-- Begin RECORD EXCERPTS --

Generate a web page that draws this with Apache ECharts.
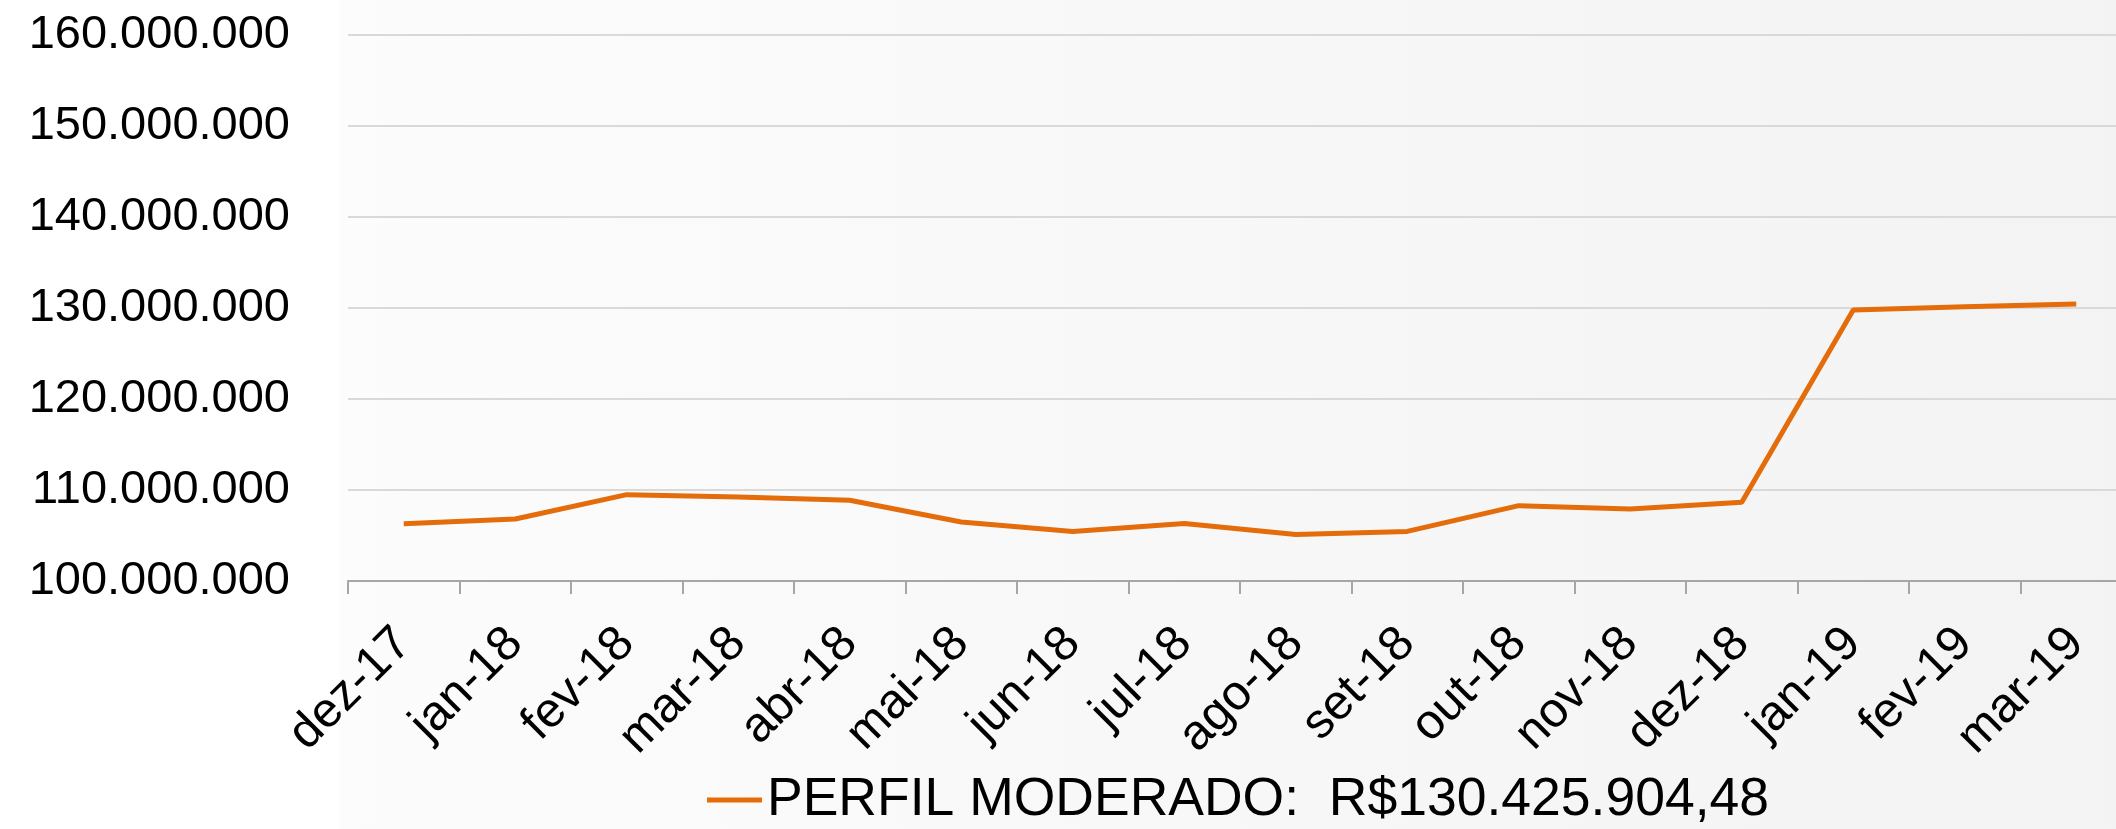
<!DOCTYPE html>
<html>
<head>
<meta charset="utf-8">
<script src="https://cdn.jsdelivr.net/npm/echarts@6/dist/echarts.min.js"></script>
<style>
  html, body { margin: 0; padding: 0; background: #fff; }
  #chart { width: 2116px; height: 829px; }
</style>
</head>
<body>
<div id="chart"></div>
<script>
// meses (eixo x)
const categories = ['dez-17', 'jan-18', 'fev-18', 'mar-18', 'abr-18', 'mai-18', 'jun-18', 'jul-18',
  'ago-18', 'set-18', 'out-18', 'nov-18', 'dez-18', 'jan-19', 'fev-19', 'mar-19'];

// patrimonio em R$
const moderado = [106300000, 106810000, 109490000, 109230000, 108870000, 106480000, 105450000, 106330000,
  105120000, 105450000, 108280000, 107910000, 108650000, 129790000, 130150000, 130425904.48];

const seriesName = 'PERFIL MODERADO:  R$130.425.904,48';
const yMin = 100000000;
const yMax = 160000000;
const yStep = 10000000;

const fontFamily = '"Liberation Sans", Arial, sans-serif';

const fmt = v => String(Math.round(v)).replace(/\B(?=(\d{3})+(?!\d))/g, '.');

const chart = echarts.init(document.getElementById('chart'));

const option = {
  animation: false,
  backgroundColor: new echarts.graphic.LinearGradient(0, 0, 1, 0, [
    { offset: 0, color: '#ffffff' },
    { offset: 0.16, color: '#ffffff' },
    { offset: 0.161, color: '#fcfcfc' },
    { offset: 1, color: '#f3f3f4' },
  ]),
  // o grafico original e cortado a direita, o eixo passa da borda
  grid: {
    left: 348,
    width: 1784,
    top: 35,
    bottom: 248,
    containLabel: false,
    outerBoundsMode: 'none',
  },
  legend: {
    left: 702,
    top: 768,
    icon: 'rect',
    itemWidth: 55,
    itemHeight: 5,
    itemGap: 6,
    textStyle: {
      fontFamily,
      fontSize: 53.5,
      color: '#000',
    },
    data: [seriesName],
  },
  xAxis: {
    type: 'category',
    data: categories,
    boundaryGap: true,
    axisLine: { lineStyle: { color: '#a6a6a6', width: 2 } },
    axisTick: { show: true, length: 13, lineStyle: { color: '#a6a6a6', width: 2 } },
    axisLabel: {
      rotate: 45,
      margin: 55,
      interval: 0,
      fontFamily,
      fontSize: 49,
      color: '#000',
    },
  },
  yAxis: {
    type: 'value',
    min: yMin,
    max: yMax,
    interval: yStep,
    axisLine: { show: false },
    axisTick: { show: false },
    splitLine: { lineStyle: { color: '#d9d9d9', width: 2 } },
    axisLabel: {
      margin: 58,
      fontFamily,
      fontSize: 47,
      color: '#000',
      formatter: fmt,
    },
  },
  series: [{
    name: seriesName,
    type: 'line',
    data: moderado,
    symbol: 'none',
    itemStyle: { color: '#e46c0a' },
    lineStyle: { color: '#e46c0a', width: 5 },
  }],
};

chart.setOption(option);
</script>
</body>
</html>
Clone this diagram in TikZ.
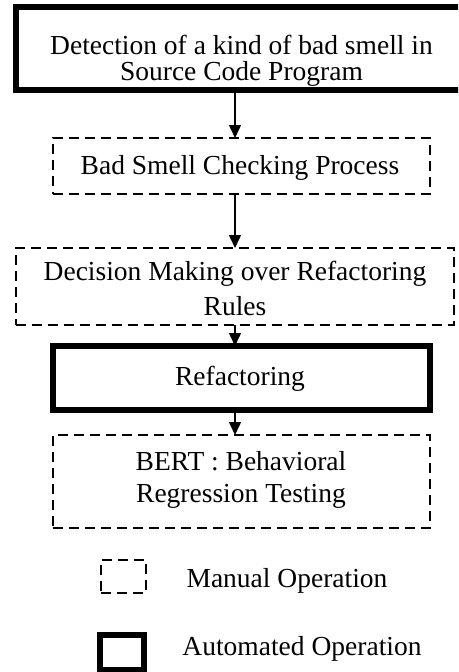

-- End RECORD EXCERPTS --

WHAT THE TASK ASKS -> The listing above needs to be output again exactly. Don't include the pictures.

TASK RESULT ->
Generate a web page that draws this with Apache ECharts.
<!DOCTYPE html>
<html>
<head>
<meta charset="utf-8">
<script src="https://cdn.jsdelivr.net/npm/echarts@6/dist/echarts.min.js"></script>
<style>
  html, body { margin: 0; padding: 0; background: #fff; }
  #chart { width: 2116px; height: 829px; }
</style>
</head>
<body>
<div id="chart"></div>
<script>
// meses (eixo x)
const categories = ['dez-17', 'jan-18', 'fev-18', 'mar-18', 'abr-18', 'mai-18', 'jun-18', 'jul-18',
  'ago-18', 'set-18', 'out-18', 'nov-18', 'dez-18', 'jan-19', 'fev-19', 'mar-19'];

// patrimonio em R$
const moderado = [106300000, 106810000, 109490000, 109230000, 108870000, 106480000, 105450000, 106330000,
  105120000, 105450000, 108280000, 107910000, 108650000, 129790000, 130150000, 130425904.48];

const seriesName = 'PERFIL MODERADO:  R$130.425.904,48';
const yMin = 100000000;
const yMax = 160000000;
const yStep = 10000000;

const fontFamily = '"Liberation Sans", Arial, sans-serif';

const fmt = v => String(Math.round(v)).replace(/\B(?=(\d{3})+(?!\d))/g, '.');

const chart = echarts.init(document.getElementById('chart'));

const option = {
  animation: false,
  backgroundColor: new echarts.graphic.LinearGradient(0, 0, 1, 0, [
    { offset: 0, color: '#ffffff' },
    { offset: 0.16, color: '#ffffff' },
    { offset: 0.161, color: '#fcfcfc' },
    { offset: 1, color: '#f3f3f4' },
  ]),
  // o grafico original e cortado a direita, o eixo passa da borda
  grid: {
    left: 348,
    width: 1784,
    top: 35,
    bottom: 248,
    containLabel: false,
    outerBoundsMode: 'none',
  },
  legend: {
    left: 702,
    top: 768,
    icon: 'rect',
    itemWidth: 55,
    itemHeight: 5,
    itemGap: 6,
    textStyle: {
      fontFamily,
      fontSize: 53.5,
      color: '#000',
    },
    data: [seriesName],
  },
  xAxis: {
    type: 'category',
    data: categories,
    boundaryGap: true,
    axisLine: { lineStyle: { color: '#a6a6a6', width: 2 } },
    axisTick: { show: true, length: 13, lineStyle: { color: '#a6a6a6', width: 2 } },
    axisLabel: {
      rotate: 45,
      margin: 55,
      interval: 0,
      fontFamily,
      fontSize: 49,
      color: '#000',
    },
  },
  yAxis: {
    type: 'value',
    min: yMin,
    max: yMax,
    interval: yStep,
    axisLine: { show: false },
    axisTick: { show: false },
    splitLine: { lineStyle: { color: '#d9d9d9', width: 2 } },
    axisLabel: {
      margin: 58,
      fontFamily,
      fontSize: 47,
      color: '#000',
      formatter: fmt,
    },
  },
  series: [{
    name: seriesName,
    type: 'line',
    data: moderado,
    symbol: 'none',
    itemStyle: { color: '#e46c0a' },
    lineStyle: { color: '#e46c0a', width: 5 },
  }],
};

chart.setOption(option);
</script>
</body>
</html>
Clone this diagram in TikZ.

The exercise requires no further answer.